Geng accused Japan of manufacturing fears of Chinese aggression and denying responsibility for having invaded China and other countries in the last century.
Japan “continues to deny its history of World War II aggression, challenge the post-war order, and harm the feelings of the people of those victimised nations,” Geng said.
“We urge Japan to reflect deeply on its history, strictly adhere to its commitment to peaceful development, and take concrete measures to improve relations with its neighbours to play a constructive role in maintaining regional peace and development,” Geng said.
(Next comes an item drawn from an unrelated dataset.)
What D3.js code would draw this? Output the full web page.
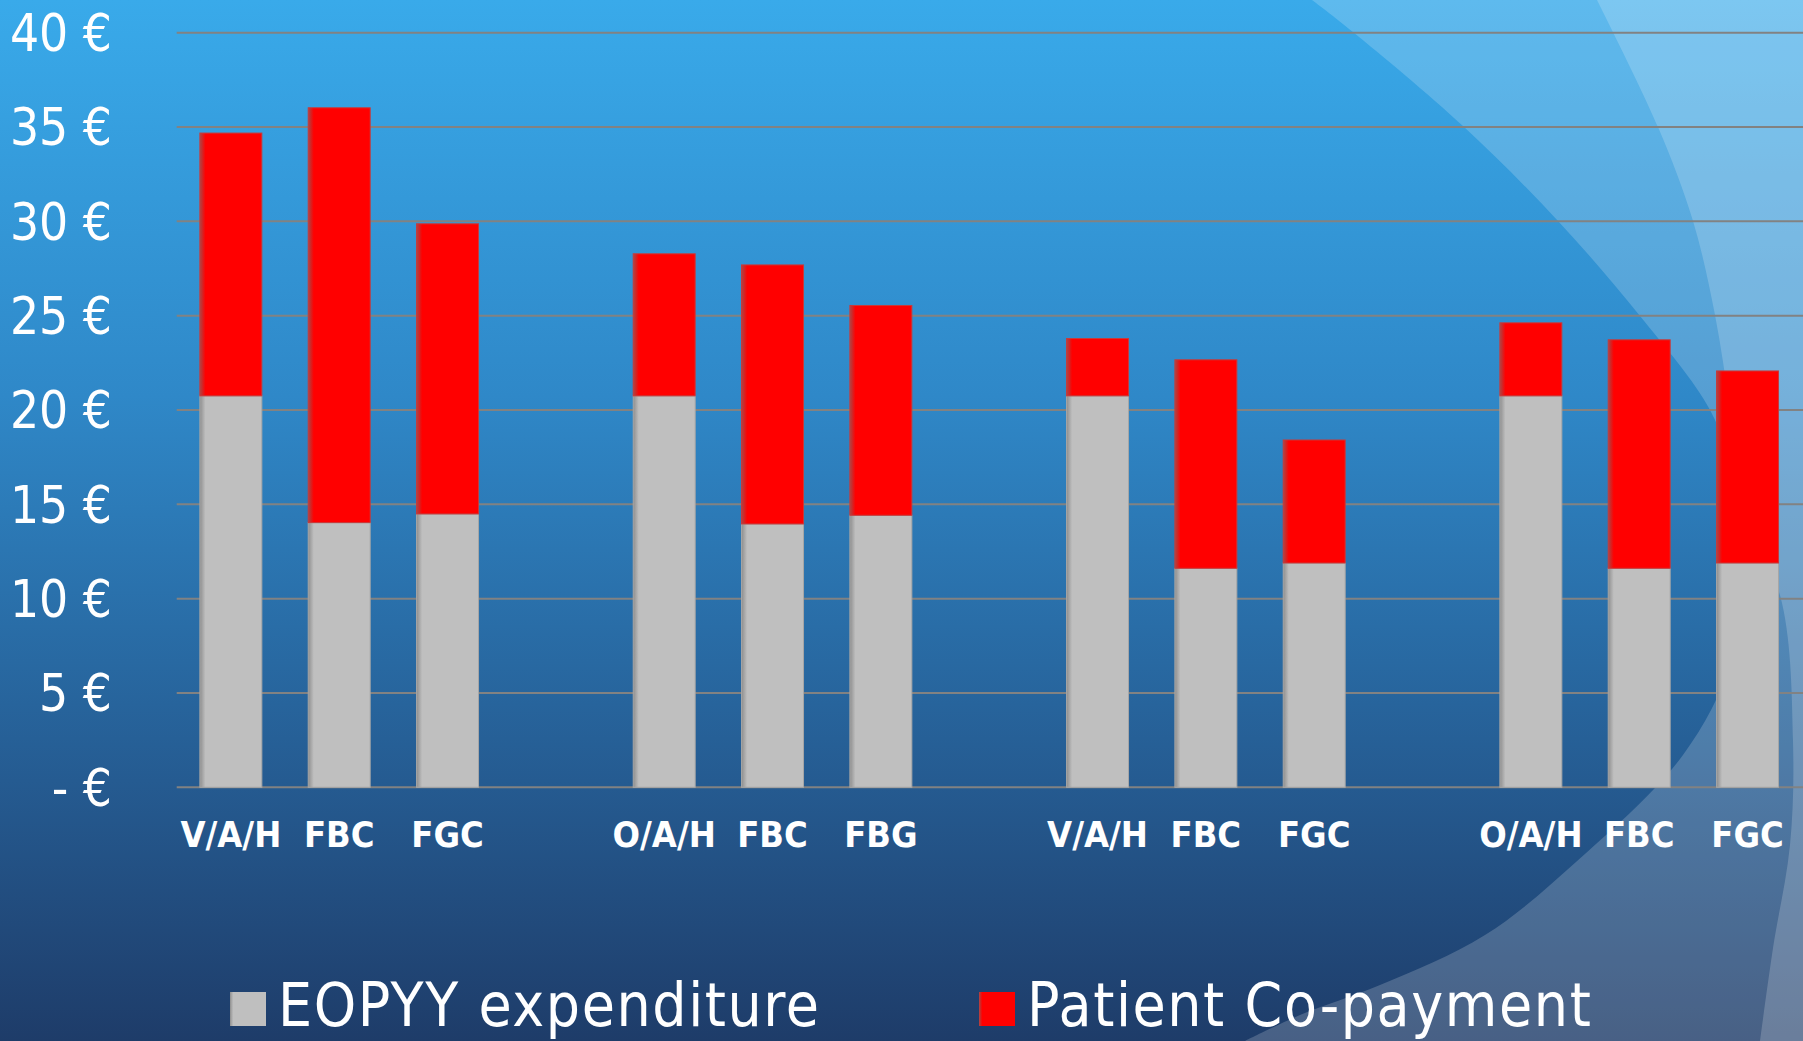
<!DOCTYPE html>
<html>
<head>
<meta charset="utf-8">
<script src="https://cdn.jsdelivr.net/npm/d3@7"></script>
<style>
    body { margin: 0; overflow: hidden; background: #1e3d6b; }
</style>
</head>
<body>
<div id="chart"></div>
<script>
// one slot per category, empty slots separate the four groups
const categories = ["V/A/H", "FBC", "FGC", "", "O/A/H", "FBC", "FBG", "", "V/A/H", "FBC", "FGC", "", "O/A/H", "FBC", "FGC"];
const eopyy = [20.75, 14.03, 14.49, null, 20.75, 13.96, 14.42, null, 20.75, 11.61, 11.89, null, 20.75, 11.61, 11.89];
const copayment = [13.93, 21.99, 15.38, null, 7.53, 13.73, 11.12, null, 3.04, 11.05, 6.52, null, 3.87, 12.11, 10.18];
const seriesNames = ["EOPYY expenditure", "Patient Co-payment"];
const yTicks = [0, 5, 10, 15, 20, 25, 30, 35, 40];

// light arcs of the slide background (decoration only)
const arcOuter = [[1312, 0], [1353, 32], [1463, 126], [1558, 221], [1640, 316], [1710, 410], [1735, 480], [1745, 560],
    [1731, 662], [1683, 755], [1576, 862], [1485, 935], [1380, 985], [1300, 1015], [1245, 1041]];
const arcInner = [[1597, 0], [1658, 127], [1693, 221], [1715, 315], [1730, 410], [1742, 500], [1782, 603],
    [1793, 741], [1790, 845], [1773, 948], [1760, 1041]];

class CostChart {
    constructor(_config) {
        this.config = _config;
        this.initVis();
    }

    initVis() {
        const vis = this;
        vis.config.width = 1803;
        vis.config.height = 1041;
        vis.config.plot = {left: 176.7, right: 1801.7, top: 32.7, bottom: 787.3};

        vis.svg = d3.select(vis.config.parentElement)
            .append("svg")
            .attr("width", vis.config.width)
            .attr("height", vis.config.height);

        const defs = vis.svg.append("defs");
        const bg = defs.append("linearGradient")
            .attr("id", "bg").attr("x1", 0).attr("y1", 0).attr("x2", 0).attr("y2", 1);
        [[0, "#39aaea"], [0.38, "#2f88c8"], [0.75, "#255b91"], [1, "#1e3c69"]].forEach(s => {
            bg.append("stop").attr("offset", s[0]).attr("stop-color", s[1]);
        });

        vis.barFills = [
            {id: "fillGrey", dark: "#8e8e8e", base: "#bfbfbf"},
            {id: "fillRed", dark: "#a84848", base: "#ff0000"}
        ];
        vis.barFills.forEach(f => {
            const g = defs.append("linearGradient")
                .attr("id", f.id).attr("x1", 0).attr("y1", 0).attr("x2", 1).attr("y2", 0);
            g.append("stop").attr("offset", 0).attr("stop-color", f.dark);
            g.append("stop").attr("offset", 0.09).attr("stop-color", f.base);
            g.append("stop").attr("offset", 1).attr("stop-color", f.base);
        });

        vis.svg.append("rect")
            .attr("width", vis.config.width)
            .attr("height", vis.config.height)
            .attr("fill", "url(#bg)");

        const arc = d3.line().curve(d3.curveCatmullRom);
        [arcOuter, arcInner].forEach(pts => {
            vis.svg.append("path")
                .attr("d", arc(pts) + `L${vis.config.width},${vis.config.height}L${vis.config.width},0Z`)
                .attr("fill", "#ffffff")
                .attr("fill-opacity", 0.19);
        });

        vis.updateVis();
    }

    updateVis() {
        const vis = this;
        const p = vis.config.plot;

        const rows = categories.map((c, i) => ({idx: i, label: c, eopyy: eopyy[i] || 0, copay: copayment[i] || 0}));

        vis.x = d3.scaleBand()
            .domain(rows.map(d => d.idx))
            .range([p.left, p.right])
            .paddingInner(0.428)
            .paddingOuter(0.214);

        vis.y = d3.scaleLinear()
            .domain([0, 40])
            .range([p.bottom, p.top]);

        // gridlines
        vis.svg.append("g")
            .selectAll("line")
            .data(yTicks)
            .join("line")
            .attr("x1", p.left)
            .attr("x2", vis.config.width)
            .attr("y1", d => vis.y(d))
            .attr("y2", d => vis.y(d))
            .attr("stroke", "#828282")
            .attr("stroke-width", 2);

        // y tick labels
        vis.svg.append("g")
            .selectAll("text")
            .data(yTicks)
            .join("text")
            .attr("x", 112)
            .attr("y", d => vis.y(d))
            .attr("dy", "0.36em")
            .attr("text-anchor", "end")
            .attr("font-family", "'DejaVu Sans Condensed', 'DejaVu Sans', sans-serif")
            .attr("font-size", "51px")
            .attr("fill", "#ffffff")
            .text(d => d === 0 ? "- €" : `${d} €`);

        const stack = d3.stack().keys(["eopyy", "copay"]);
        const layers = stack(rows.filter(d => d.label !== ""));

        vis.svg.append("g")
            .selectAll("g")
            .data(layers)
            .join("g")
            .attr("fill", (d, i) => `url(#${vis.barFills[i].id})`)
            .attr("stroke", (d, i) => i === 0 ? "#a6a6a6" : "#c83a3a")
            .attr("stroke-width", 1)
            .selectAll("rect")
            .data(d => d)
            .join("rect")
            .attr("x", d => vis.x(d.data.idx))
            .attr("width", vis.x.bandwidth())
            .attr("y", d => vis.y(d[1]))
            .attr("height", d => vis.y(d[0]) - vis.y(d[1]));

        // category labels
        vis.svg.append("g")
            .selectAll("text")
            .data(rows.filter(d => d.label !== ""))
            .join("text")
            .attr("x", d => vis.x(d.idx) + vis.x.bandwidth() / 2)
            .attr("y", 847)
            .attr("text-anchor", "middle")
            .attr("font-family", "'DejaVu Sans Condensed', 'DejaVu Sans', sans-serif")
            .attr("font-weight", "bold")
            .attr("font-size", "36px")
            .attr("fill", "#ffffff")
            .text(d => d.label);

        // legend
        const legendX = [230, 979];
        const legend = vis.svg.append("g")
            .selectAll("g")
            .data(seriesNames)
            .join("g")
            .attr("transform", (d, i) => `translate(${legendX[i]},992)`);

        legend.append("rect")
            .attr("width", 36)
            .attr("height", 34)
            .attr("fill", (d, i) => `url(#${vis.barFills[i].id})`);

        legend.append("text")
            .attr("x", 48)
            .attr("y", 34)
            .attr("font-family", "'DejaVu Sans Condensed', 'DejaVu Sans', sans-serif")
            .attr("font-size", "60px")
            .attr("letter-spacing", "1.6px")
            .attr("fill", "#ffffff")
            .text(d => d);
    }
}

new CostChart({parentElement: "#chart"});
</script>
</body>
</html>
Geng was referring to Japan’s imperial occupation of China, starting with the invasion of Manchuria in 1931, to Japan’s surrender after the end of World War II in 1945. Japan has refused to apologise for the atrocities committed by its soldiers during that period.
The statement marks the latest salvo in the ongoing string of accusations over who is responsible for a sharp rise in tensions in the East China Sea.
Last Tuesday, Japan said it would lift military spending by 2.6 percent over five years, buying early-warning planes, beach-assault vehicles and troop-carrying aircraft.
It was seen as the clearest sign since Prime Minister Shinzo Abe took office a year ago that he wants to raise Japan’s military profile to meet what he says is a threat from China’s rapid military build-up.
China’s military has taken an increasingly hawkish stance amid a bitter dispute with Tokyo over uninhabited islands in the sea controlled by Japan but claimed by China.
Japan’s nationalisation of the islands in September 2012 sparked violent demonstrations in several Chinese cities.
In the months since, Chinese patrol vessels have routinely confronted Japanese ships in the area.
Under the new Japanese defence plan, the country will purchase its first surveillance drones, more jet fighters and naval destroyers, and set up an amphibious unit similar to the US Marines in the next five years.
Broader defence programme guidelines, also adopted on Tuesday, say Japan is “gravely concerned” about China’s growing maritime and military presence in the East China Sea, and its lack of transparency and “high-handed” approach.
Late last month, China said all aircraft entering a vast zone over the East China sea must identify themselves and follow China’s instructions.